How graduates can write an eye-catching LinkedIn profile
Increasing numbers of students and graduates are joining LinkedIn to boost their job hunt, as it is a good way to expand your informal network and to make yourself known to graduate recruiters and recruitment agency consultants. ‘I use LinkedIn everyday in my job,’ says Will Hartley, business development manager and recruitment consultant at TARGETrecruit, which is owned by the same parent company as TARGETjobs. Will searches LinkedIn for graduates who could potentially fill vacancies he recruits for and, if he finds a promising candidate, will approach them to see if they are interested.
So we asked Will for his top tips on how graduates and students could create a memorable (for the right reasons) and appealing profile – and how else they could use LinkedIn to further their job hunt.
1. Start by knowing what you want to do and who you are targeting
Knowing which industry, role or types of employer you are aiming for will help you develop your profile appropriately, highlighting the skills, knowledge and experiences important for that sector. Will, for example, will often do a keyword search to find graduates who are interested in the types of roles he recruits for, so including the right keywords will benefit you.
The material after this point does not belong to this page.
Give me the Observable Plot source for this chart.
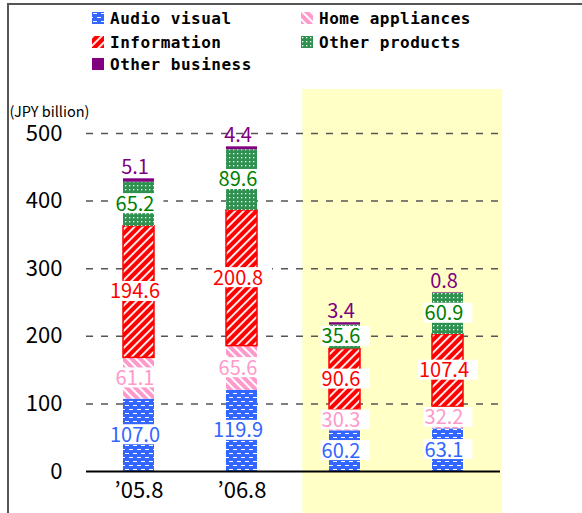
<!DOCTYPE html>
<html>
<head>
<meta charset="utf-8">
<script src="https://cdn.jsdelivr.net/npm/d3@7"></script>
<script src="https://cdn.jsdelivr.net/npm/@observablehq/plot@0.6"></script>
<style>
  body { margin: 0; background: #fff; }
  #wrap { position: relative; width: 582px; height: 513px; overflow: hidden; background: #fff; }
  #legend { position: relative; height: 80px; font-family: "DejaVu Sans Mono", monospace; font-weight: bold; font-size: 16px; color: #000; }
  .item { position: absolute; display: flex; align-items: center; white-space: nowrap; letter-spacing: 0.5px; height: 20px; }
  .item svg { margin-right: 6px; flex: none; }
  .lineL { position: absolute; left: 7px; top: 3px; width: 2px; height: 510px; background: #555; z-index: 5; }
  .lineT { position: absolute; left: 7px; top: 3px; width: 575px; height: 2px; background: #555; z-index: 5; }
  #chart svg { display: block; }
</style>
</head>
<body>
<svg width="0" height="0" style="position:absolute">
  <defs>
    <pattern id="pAV" patternUnits="userSpaceOnUse" width="8" height="8">
      <rect width="8" height="8" fill="#3366ff"/>
      <rect x="1" y="1" width="4" height="1" fill="#ffffff"/>
      <rect x="5" y="5" width="3" height="1" fill="#ffffff"/>
      <rect x="0" y="5" width="1" height="1" fill="#ffffff"/>
    </pattern>
    <pattern id="pHA" patternUnits="userSpaceOnUse" width="6" height="6" patternTransform="rotate(-45)">
      <rect width="6" height="6" fill="#ff99cc"/>
      <rect x="0" y="0" width="2" height="6" fill="#ffffff"/>
    </pattern>
    <pattern id="pIN" patternUnits="userSpaceOnUse" width="6" height="6" patternTransform="rotate(45)">
      <rect width="6" height="6" fill="#ff0000"/>
      <rect x="0" y="0" width="1.8" height="6" fill="#ffffff"/>
    </pattern>
    <pattern id="pOP" patternUnits="userSpaceOnUse" width="4" height="4">
      <rect width="4" height="4" fill="#2f9150"/>
      <rect x="1" y="1" width="1.3" height="1.3" fill="#ffffff"/>
    </pattern>
  </defs>
</svg>
<div id="wrap">
  <div class="lineL"></div>
  <div class="lineT"></div>
  <div id="legend"></div>
  <div id="chart"></div>
</div>
<script>
// ---- data ----
const periods = ["\u201905.8", "\u201906.8", "\u201906.2", "\u201907.2"];
const seriesNames = ["Audio visual", "Home appliances", "Information", "Other products", "Other business"];
const audioVisual    = [107.0, 119.9, 60.2, 63.1];
const homeAppliances = [61.1, 65.6, 30.3, 32.2];
const information    = [194.6, 200.8, 90.6, 107.4];
const otherProducts  = [65.2, 89.6, 35.6, 60.9];
const otherBusiness  = [5.1, 4.4, 3.4, 0.8];
const yTicks = [0, 100, 200, 300, 400, 500];
const highlighted = ["\u201906.2", "\u201907.2"];
const unitLabel = "(JPY billion)";

// ---- styling tables ----
const seriesValues = [audioVisual, homeAppliances, information, otherProducts, otherBusiness];
const fills = {
  "Audio visual": "url(#pAV)",
  "Home appliances": "url(#pHA)",
  "Information": "url(#pIN)",
  "Other products": "url(#pOP)",
  "Other business": "#800080"
};
const labelColors = {
  "Audio visual": "#3366ff",
  "Home appliances": "#ff99cc",
  "Information": "#ff0000",
  "Other products": "#008000",
  "Other business": "#800080"
};

const rows = [];
periods.forEach((p, i) => {
  seriesNames.forEach((s, j) => {
    rows.push({period: p, series: s, value: seriesValues[j][i]});
  });
});
const totals = periods.map((p, i) => ({
  period: p,
  total: d3.sum(seriesValues, arr => arr[i]),
  value: otherBusiness[i]
}));

// ---- legend ----
const legendPos = [
  {s: "Audio visual", left: 92, top: 8},
  {s: "Home appliances", left: 301, top: 8},
  {s: "Information", left: 92, top: 32},
  {s: "Other products", left: 301, top: 32},
  {s: "Other business", left: 92, top: 54}
];
const legend = document.getElementById("legend");
legendPos.forEach(({s, left, top}) => {
  const div = document.createElement("div");
  div.className = "item";
  div.style.left = left + "px";
  div.style.top = top + "px";
  div.innerHTML = `<svg width="12" height="12"><rect width="12" height="12" fill="${fills[s]}"/></svg><span>${s}</span>`;
  legend.appendChild(div);
});

// ---- highlight band (drawn from the x scale) ----
function highlight(index, scales, values, dims) {
  const x = scales.x;
  const step = x.step ? x.step() : 103.5;
  const bw = x.bandwidth ? x.bandwidth() : 31;
  const c1 = x(highlighted[0]) + bw / 2;
  const c2 = x(highlighted[highlighted.length - 1]) + bw / 2;
  const r = document.createElementNS("http://www.w3.org/2000/svg", "rect");
  r.setAttribute("x", c1 - 0.41 * step);
  r.setAttribute("width", (c2 + 0.53 * step) - (c1 - 0.41 * step));
  r.setAttribute("y", dims.marginTop - 44);
  r.setAttribute("height", dims.height - (dims.marginTop - 44));
  r.setAttribute("fill", "#ffffc6");
  return r;
}

const labelFont = "'Noto Sans CJK JP', 'Noto Sans', sans-serif";

const chart = Plot.plot({
  width: 582,
  height: 433,
  marginLeft: 86,
  marginRight: 82,
  marginTop: 53,
  marginBottom: 42,
  style: {background: "transparent", fontFamily: labelFont, fontSize: "22px", color: "#000"},
  x: {domain: periods, paddingInner: 0.7, paddingOuter: 0.35, tickSize: 0, tickPadding: 11, label: null},
  y: {domain: [0, 500], ticks: yTicks, tickSize: 0, tickPadding: 24, label: null},
  color: {type: "identity"},
  marks: [
    highlight,
    Plot.ruleY(yTicks.filter(d => d > 0), {stroke: "#555", strokeWidth: 1.5, strokeDasharray: "7,8"}),
    Plot.barY(rows, Plot.stackY({
      x: "period", y: "value", z: "series",
      fill: d => fills[d.series],
      stroke: d => d.series === "Information" ? "#ff0000" : "none",
      strokeWidth: 1.5
    })),
    Plot.ruleY([0], {stroke: "#000", strokeWidth: 2}),
    Plot.text(rows.filter(d => d.series !== "Other business"), Plot.stackY({
      x: "period", y: "value", z: "series",
      text: d => d.value.toFixed(1),
      fill: d => labelColors[d.series],
      fontSize: 20, dx: -4
    })),
    Plot.text(totals, {
      x: "period", y: "total",
      text: d => d.value.toFixed(1),
      fill: labelColors["Other business"],
      fontSize: 20, dx: -4, dy: -11
    }),
    Plot.text([unitLabel], {
      text: d => d, frameAnchor: "top-left", textAnchor: "start",
      dx: -77, dy: -27, fontSize: 14.5, fill: "#000"
    })
  ]
});

document.getElementById("chart").appendChild(chart);

// white boxes behind the value labels (first text mark = segment labels)
const textGroups = chart.querySelectorAll('g[aria-label="text"]');
if (textGroups.length) {
  textGroups[0].querySelectorAll("text").forEach(t => {
    const b = t.getBBox();
    const r = document.createElementNS("http://www.w3.org/2000/svg", "rect");
    const cy = b.y + b.height / 2 + 1;
    r.setAttribute("x", b.x - 1);
    r.setAttribute("width", b.width + 10);
    r.setAttribute("y", cy - 10);
    r.setAttribute("height", 20);
    r.setAttribute("fill", "#fff");
    if (t.getAttribute("transform")) r.setAttribute("transform", t.getAttribute("transform"));
    t.parentNode.insertBefore(r, t);
  });
}
</script>
</body>
</html>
Having a role-centric approach gives you a much better chance of connecting with the people who matter.
2. Treat it like a CV: keep it professional
‘When first looking at a profile – in the same way as when reviewing a CV – I do check to see whether it makes sense, whether it communicates its main points clearly and whether there are any errors in spelling, punctuation and grammar,’ says Will. It is this which indicates that you are ‘work ready’ – that you are able to communicate professionally in the work environment.
When writing your profile, do:
- Get a sense of the style and what to include by taking a look at the profiles of professionals within your choice of career sector.
- Look at the job descriptions of the graduate roles in your chosen sector so that you can think about what to include.
- Identify your key strengths, skills and achievements and put them front and centre.
- Have it reviewed by a careers adviser – many now look as much at profiles as they do CVs.
- Have it proofread by a friend or relative with good knowledge of spelling, punctuation and grammar!
At the same time, make sure that you are au fait with your settings, so that you are in control of your notifications; this will ensure you aren’t spamming your connections every time you make a small tweak to your profile.
3. Include your skills and experience
When searching for candidates, Will is primarily looking for people who meet the requirements of the job description, so do take the time to detail your skills and knowledge, as well as your achievements. ‘It will depend on the type of role they are going for, but if it is a technical role, for example, graduates should provide details about modules, programming languages and the software they are familiar with,’ he says. ‘SQL, for example, would be one of the search words I would use when recruiting for a graduate role that involved working with databases built in SQL code.’
This applies as much to the more basic software packages as complicated coding languages. ‘For any role requiring analytical skills, employers would expect you to use MS Excel. Do add it to your profile and elaborate on your level of knowledge: can you use pivot tables, for example?’
4. Have a professional profile photo
The photo is often the first thing you notice on a profile. ‘A professional photo – for example, someone wearing a suit or business wear instead of a t-shirt – makes the student or graduate look work-ready,’ says Will.
5. Ask for recommendations from your work experience managers
Will puts much more stock in recommendations from managers and experienced colleagues than he does in skills endorsements. ‘Many students and graduates don’t yet have the industry contacts to provide recommendations, so those who do really stand out,’ he says. It’s a good idea, therefore, to ask your internship or part-time job manager (or other senior colleague) to write you a recommendation.
6. Connect with and follow others
The great thing about LinkedIn is that you can ask to connect with professionals in your sector of choice, alumni from your university and professional groups. Will absolutely recommends doing this. Recruitment consultants will often be delighted to connect with job-hunting students and graduates. The message from in-house graduate recruiters (those employed directly by the company offering the job) is more mixed: some do like to connect with students and graduates, others prefer not to. Our advice, therefore, is to treat approaching them with caution: it might be best for you to meet recruiters in person at careers events and fairs and ask whether they’d like to connect with you.
If you are posting about your job hunt in a group – or you are writing a customised invitation to connect – then Will advises keeping it short: ‘It needs to be punchy, highlighting why you stand out and what you could bring to the sector or employer.’
You can follow companies that interest you, as they often post information about themselves. It’s also worth checking whether your careers service has a LinkedIn group. You can join the TARGETjobs LinkedIn group, in which jobs and careers advice will be posted.
Your LinkedIn profile doesn’t need to be updated frequently, but what you shouldn’t do is just put up a profile and wait for people to come to you. You are more likely to hear of opportunities and have the chance to ask professionals for their advice if you regularly use LinkedIn to engage with others.